• AIM OF THE TASK:
Take the listing from its first line through the line that contains "from matplotlib.patches import Patch" and please retype those lines exactly, leaving out the pictures.

• COLLECTED MATERIAL:
________________

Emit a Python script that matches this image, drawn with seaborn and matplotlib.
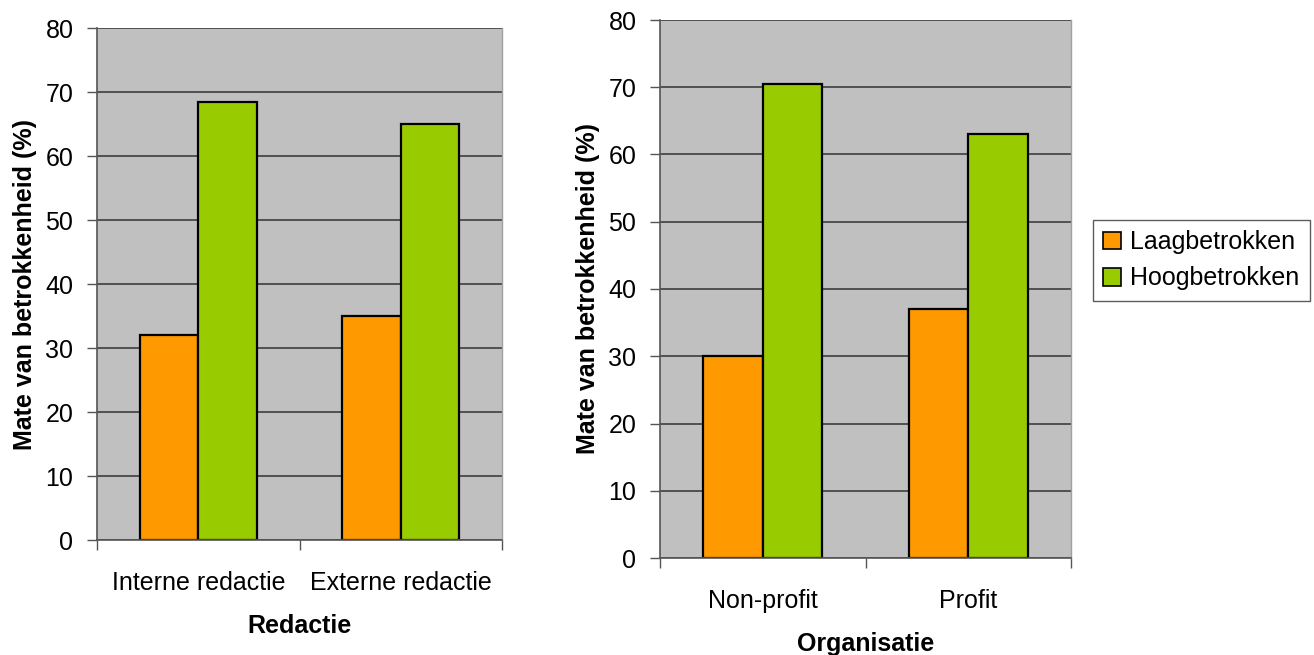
import matplotlib
matplotlib.use("Agg")
import matplotlib.pyplot as plt
import seaborn as sns
import pandas as pd
from matplotlib.patches import Patch

# Survey results: degree of involvement (%) per group
groups = ["Laagbetrokken", "Hoogbetrokken"]

redactie_cats = ["Interne redactie", "Externe redactie"]
redactie_laag = [32, 35]
redactie_hoog = [68.5, 65]

organisatie_cats = ["Non-profit", "Profit"]
organisatie_laag = [30, 37]
organisatie_hoog = [70.5, 63]

yticks = [0, 10, 20, 30, 40, 50, 60, 70, 80]

colors = ["#FF9900", "#99CC00"]
plot_bg = "#C0C0C0"


def make_frame(cats, laag, hoog):
    rows = []
    for c, v in zip(cats, laag):
        rows.append({"cat": c, "groep": groups[0], "waarde": v})
    for c, v in zip(cats, hoog):
        rows.append({"cat": c, "groep": groups[1], "waarde": v})
    return pd.DataFrame(rows)


sns.set_theme(style="white")
plt.rcParams["font.family"] = ["Liberation Sans", "DejaVu Sans"]
plt.rcParams["text.color"] = "black"
plt.rcParams["axes.labelcolor"] = "black"
plt.rcParams["xtick.labelcolor"] = "black"
plt.rcParams["ytick.labelcolor"] = "black"

fig = plt.figure(figsize=(13.14, 6.55), dpi=100)
ax1 = fig.add_axes([97 / 1314, 1 - 540 / 655, 405 / 1314, 512 / 655])
ax2 = fig.add_axes([660 / 1314, 1 - 558 / 655, 411 / 1314, 538 / 655])

panels = [
    (ax1, make_frame(redactie_cats, redactie_laag, redactie_hoog), redactie_cats, "Redactie"),
    (ax2, make_frame(organisatie_cats, organisatie_laag, organisatie_hoog), organisatie_cats, "Organisatie"),
]

for ax, df, cats, xlabel in panels:
    sns.barplot(data=df, x="cat", y="waarde", hue="groep", order=cats,
                hue_order=groups, palette=colors, width=0.58,
                edgecolor="black", linewidth=1.6, saturation=1,
                legend=False, ax=ax)
    ax.set_facecolor(plot_bg)
    ax.set_axisbelow(True)
    ax.set_xlim(-0.5, len(cats) - 0.5)
    ax.set_ylim(0, 80)
    ax.set_yticks(yticks)
    ax.set_yticklabels([str(t) for t in yticks], fontsize=18, color="black")
    ax.yaxis.grid(True, color="#333333", linewidth=1.1)
    ax.xaxis.grid(False)

    # category labels centred, tick marks on category boundaries
    ax.set_xticks(range(len(cats)))
    ax.set_xticklabels(cats, fontsize=18, color="black")
    ax.set_xticks([i - 0.5 for i in range(len(cats) + 1)], minor=True)
    ax.tick_params(axis="x", which="major", length=0, pad=22)
    ax.tick_params(axis="x", which="minor", length=7, width=1, color="#555555",
                   direction="out", bottom=True)
    ax.tick_params(axis="y", length=7, width=1, color="#555555",
                   direction="out", left=True, pad=10)

    for side in ["left", "bottom"]:
        ax.spines[side].set_color("#555555")
        ax.spines[side].set_linewidth(1.2)
    ax.spines["right"].set_color("#A0A0A0")
    ax.spines["right"].set_linewidth(1)
    ax.spines["top"].set_visible(False)

    ax.set_xlabel(xlabel, fontsize=18, fontweight="bold", labelpad=14,
                  color="black")
    ax.set_ylabel("Mate van betrokkenheid (%)", fontsize=18,
                  fontweight="bold", labelpad=6, color="black")

handles = [Patch(facecolor=c, edgecolor="black", linewidth=1.2) for c in colors]
leg = fig.legend(handles, groups, loc="upper left",
                 bbox_to_anchor=(1093 / 1314, 1 - 220 / 655),
                 fontsize=18, frameon=True, fancybox=False,
                 handlelength=0.7, handleheight=0.7, handletextpad=0.4,
                 labelspacing=0.5, borderpad=0.4, borderaxespad=0)
leg.get_frame().set_edgecolor("#333333")
leg.get_frame().set_linewidth(1)
for t in leg.get_texts():
    t.set_color("black")

fig.savefig("out.png", dpi=100)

________________

• RESPONSE:
Emit a Python script that matches this image, drawn with seaborn and matplotlib.
import matplotlib
matplotlib.use("Agg")
import matplotlib.pyplot as plt
import seaborn as sns
import pandas as pd
from matplotlib.patches import Patch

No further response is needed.